Given task ->
Omit every picture and output the rest of the records exactly as they are.

----

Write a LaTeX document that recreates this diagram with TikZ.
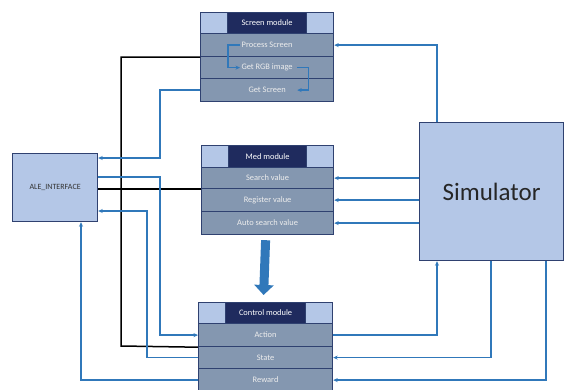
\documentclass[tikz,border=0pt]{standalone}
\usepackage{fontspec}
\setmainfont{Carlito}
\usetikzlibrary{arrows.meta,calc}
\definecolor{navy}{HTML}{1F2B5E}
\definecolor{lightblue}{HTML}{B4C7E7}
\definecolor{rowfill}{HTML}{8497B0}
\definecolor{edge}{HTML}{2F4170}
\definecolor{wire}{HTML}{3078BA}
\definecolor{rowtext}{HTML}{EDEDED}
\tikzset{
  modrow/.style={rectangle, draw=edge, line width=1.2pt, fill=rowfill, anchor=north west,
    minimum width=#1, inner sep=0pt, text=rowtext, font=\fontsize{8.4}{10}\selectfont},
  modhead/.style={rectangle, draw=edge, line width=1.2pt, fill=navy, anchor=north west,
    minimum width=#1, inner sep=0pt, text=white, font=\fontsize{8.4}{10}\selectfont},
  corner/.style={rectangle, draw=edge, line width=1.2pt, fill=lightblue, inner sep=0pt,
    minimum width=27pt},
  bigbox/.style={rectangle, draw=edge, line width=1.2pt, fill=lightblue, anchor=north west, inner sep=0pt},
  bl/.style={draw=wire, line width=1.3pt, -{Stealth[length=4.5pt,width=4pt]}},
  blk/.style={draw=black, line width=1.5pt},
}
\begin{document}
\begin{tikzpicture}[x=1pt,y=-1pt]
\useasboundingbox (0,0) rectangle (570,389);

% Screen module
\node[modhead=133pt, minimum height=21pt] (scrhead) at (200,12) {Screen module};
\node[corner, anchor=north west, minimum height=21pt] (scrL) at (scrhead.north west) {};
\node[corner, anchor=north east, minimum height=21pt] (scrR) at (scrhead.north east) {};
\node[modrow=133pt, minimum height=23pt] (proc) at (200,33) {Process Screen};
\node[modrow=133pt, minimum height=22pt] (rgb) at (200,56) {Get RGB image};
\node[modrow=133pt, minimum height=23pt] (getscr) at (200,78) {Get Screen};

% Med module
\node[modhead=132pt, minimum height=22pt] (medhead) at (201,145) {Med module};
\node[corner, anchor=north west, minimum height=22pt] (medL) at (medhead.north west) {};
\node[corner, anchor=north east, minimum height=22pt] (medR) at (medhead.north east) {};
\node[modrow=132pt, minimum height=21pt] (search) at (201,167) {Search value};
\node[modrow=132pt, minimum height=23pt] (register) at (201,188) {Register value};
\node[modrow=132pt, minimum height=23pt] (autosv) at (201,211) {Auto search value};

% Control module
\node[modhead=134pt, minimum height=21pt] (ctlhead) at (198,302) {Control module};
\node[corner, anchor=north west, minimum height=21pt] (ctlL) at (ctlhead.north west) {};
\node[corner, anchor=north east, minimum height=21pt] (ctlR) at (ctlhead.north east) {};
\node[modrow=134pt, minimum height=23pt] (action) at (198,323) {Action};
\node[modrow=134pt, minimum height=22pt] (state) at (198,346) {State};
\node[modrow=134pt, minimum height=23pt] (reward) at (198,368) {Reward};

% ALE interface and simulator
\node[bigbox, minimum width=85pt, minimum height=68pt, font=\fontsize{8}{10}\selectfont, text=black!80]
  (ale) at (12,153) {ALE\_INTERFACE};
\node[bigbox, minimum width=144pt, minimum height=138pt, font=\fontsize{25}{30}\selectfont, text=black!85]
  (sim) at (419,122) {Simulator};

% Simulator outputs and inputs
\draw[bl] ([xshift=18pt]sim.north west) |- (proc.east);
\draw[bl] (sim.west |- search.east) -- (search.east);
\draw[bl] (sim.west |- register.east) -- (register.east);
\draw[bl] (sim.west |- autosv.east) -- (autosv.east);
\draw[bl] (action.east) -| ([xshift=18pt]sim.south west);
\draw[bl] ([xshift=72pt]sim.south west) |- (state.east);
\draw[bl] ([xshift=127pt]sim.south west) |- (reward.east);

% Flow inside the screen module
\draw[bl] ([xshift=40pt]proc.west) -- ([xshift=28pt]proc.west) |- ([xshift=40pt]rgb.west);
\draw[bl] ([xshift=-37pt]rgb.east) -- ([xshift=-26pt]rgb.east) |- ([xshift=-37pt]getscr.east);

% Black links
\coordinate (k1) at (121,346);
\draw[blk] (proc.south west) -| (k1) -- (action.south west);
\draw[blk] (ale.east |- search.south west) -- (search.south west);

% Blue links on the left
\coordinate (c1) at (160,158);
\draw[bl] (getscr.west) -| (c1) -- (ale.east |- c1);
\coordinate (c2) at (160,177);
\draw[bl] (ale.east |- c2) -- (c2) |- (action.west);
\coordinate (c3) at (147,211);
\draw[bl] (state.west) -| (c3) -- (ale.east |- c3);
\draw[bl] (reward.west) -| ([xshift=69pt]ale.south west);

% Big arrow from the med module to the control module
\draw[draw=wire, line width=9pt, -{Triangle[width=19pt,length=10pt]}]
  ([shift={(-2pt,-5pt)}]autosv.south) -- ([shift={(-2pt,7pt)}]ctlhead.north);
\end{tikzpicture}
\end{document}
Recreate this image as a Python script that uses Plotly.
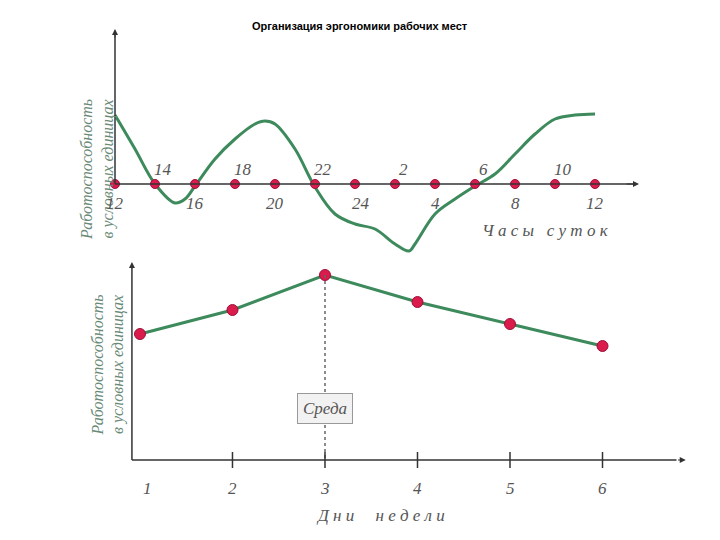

----

Reply ->
Write a LaTeX document that recreates this diagram with TikZ.
\documentclass[tikz,border=0pt]{standalone}
\usepackage{fontspec}
\setmainfont{Carlito}
\usetikzlibrary{arrows.meta,calc}
\definecolor{navy}{HTML}{1F2B5E}
\definecolor{lightblue}{HTML}{B4C7E7}
\definecolor{rowfill}{HTML}{8497B0}
\definecolor{edge}{HTML}{2F4170}
\definecolor{wire}{HTML}{3078BA}
\definecolor{rowtext}{HTML}{EDEDED}
\tikzset{
  modrow/.style={rectangle, draw=edge, line width=1.2pt, fill=rowfill, anchor=north west,
    minimum width=#1, inner sep=0pt, text=rowtext, font=\fontsize{8.4}{10}\selectfont},
  modhead/.style={rectangle, draw=edge, line width=1.2pt, fill=navy, anchor=north west,
    minimum width=#1, inner sep=0pt, text=white, font=\fontsize{8.4}{10}\selectfont},
  corner/.style={rectangle, draw=edge, line width=1.2pt, fill=lightblue, inner sep=0pt,
    minimum width=27pt},
  bigbox/.style={rectangle, draw=edge, line width=1.2pt, fill=lightblue, anchor=north west, inner sep=0pt},
  bl/.style={draw=wire, line width=1.3pt, -{Stealth[length=4.5pt,width=4pt]}},
  blk/.style={draw=black, line width=1.5pt},
}
\begin{document}
\begin{tikzpicture}[x=1pt,y=-1pt]
\useasboundingbox (0,0) rectangle (570,389);

% Screen module
\node[modhead=133pt, minimum height=21pt] (scrhead) at (200,12) {Screen module};
\node[corner, anchor=north west, minimum height=21pt] (scrL) at (scrhead.north west) {};
\node[corner, anchor=north east, minimum height=21pt] (scrR) at (scrhead.north east) {};
\node[modrow=133pt, minimum height=23pt] (proc) at (200,33) {Process Screen};
\node[modrow=133pt, minimum height=22pt] (rgb) at (200,56) {Get RGB image};
\node[modrow=133pt, minimum height=23pt] (getscr) at (200,78) {Get Screen};

% Med module
\node[modhead=132pt, minimum height=22pt] (medhead) at (201,145) {Med module};
\node[corner, anchor=north west, minimum height=22pt] (medL) at (medhead.north west) {};
\node[corner, anchor=north east, minimum height=22pt] (medR) at (medhead.north east) {};
\node[modrow=132pt, minimum height=21pt] (search) at (201,167) {Search value};
\node[modrow=132pt, minimum height=23pt] (register) at (201,188) {Register value};
\node[modrow=132pt, minimum height=23pt] (autosv) at (201,211) {Auto search value};

% Control module
\node[modhead=134pt, minimum height=21pt] (ctlhead) at (198,302) {Control module};
\node[corner, anchor=north west, minimum height=21pt] (ctlL) at (ctlhead.north west) {};
\node[corner, anchor=north east, minimum height=21pt] (ctlR) at (ctlhead.north east) {};
\node[modrow=134pt, minimum height=23pt] (action) at (198,323) {Action};
\node[modrow=134pt, minimum height=22pt] (state) at (198,346) {State};
\node[modrow=134pt, minimum height=23pt] (reward) at (198,368) {Reward};

% ALE interface and simulator
\node[bigbox, minimum width=85pt, minimum height=68pt, font=\fontsize{8}{10}\selectfont, text=black!80]
  (ale) at (12,153) {ALE\_INTERFACE};
\node[bigbox, minimum width=144pt, minimum height=138pt, font=\fontsize{25}{30}\selectfont, text=black!85]
  (sim) at (419,122) {Simulator};

% Simulator outputs and inputs
\draw[bl] ([xshift=18pt]sim.north west) |- (proc.east);
\draw[bl] (sim.west |- search.east) -- (search.east);
\draw[bl] (sim.west |- register.east) -- (register.east);
\draw[bl] (sim.west |- autosv.east) -- (autosv.east);
\draw[bl] (action.east) -| ([xshift=18pt]sim.south west);
\draw[bl] ([xshift=72pt]sim.south west) |- (state.east);
\draw[bl] ([xshift=127pt]sim.south west) |- (reward.east);

% Flow inside the screen module
\draw[bl] ([xshift=40pt]proc.west) -- ([xshift=28pt]proc.west) |- ([xshift=40pt]rgb.west);
\draw[bl] ([xshift=-37pt]rgb.east) -- ([xshift=-26pt]rgb.east) |- ([xshift=-37pt]getscr.east);

% Black links
\coordinate (k1) at (121,346);
\draw[blk] (proc.south west) -| (k1) -- (action.south west);
\draw[blk] (ale.east |- search.south west) -- (search.south west);

% Blue links on the left
\coordinate (c1) at (160,158);
\draw[bl] (getscr.west) -| (c1) -- (ale.east |- c1);
\coordinate (c2) at (160,177);
\draw[bl] (ale.east |- c2) -- (c2) |- (action.west);
\coordinate (c3) at (147,211);
\draw[bl] (state.west) -| (c3) -- (ale.east |- c3);
\draw[bl] (reward.west) -| ([xshift=69pt]ale.south west);

% Big arrow from the med module to the control module
\draw[draw=wire, line width=9pt, -{Triangle[width=19pt,length=10pt]}]
  ([shift={(-2pt,-5pt)}]autosv.south) -- ([shift={(-2pt,7pt)}]ctlhead.north);
\end{tikzpicture}
\end{document}
Recreate this image as a Python script that uses Plotly.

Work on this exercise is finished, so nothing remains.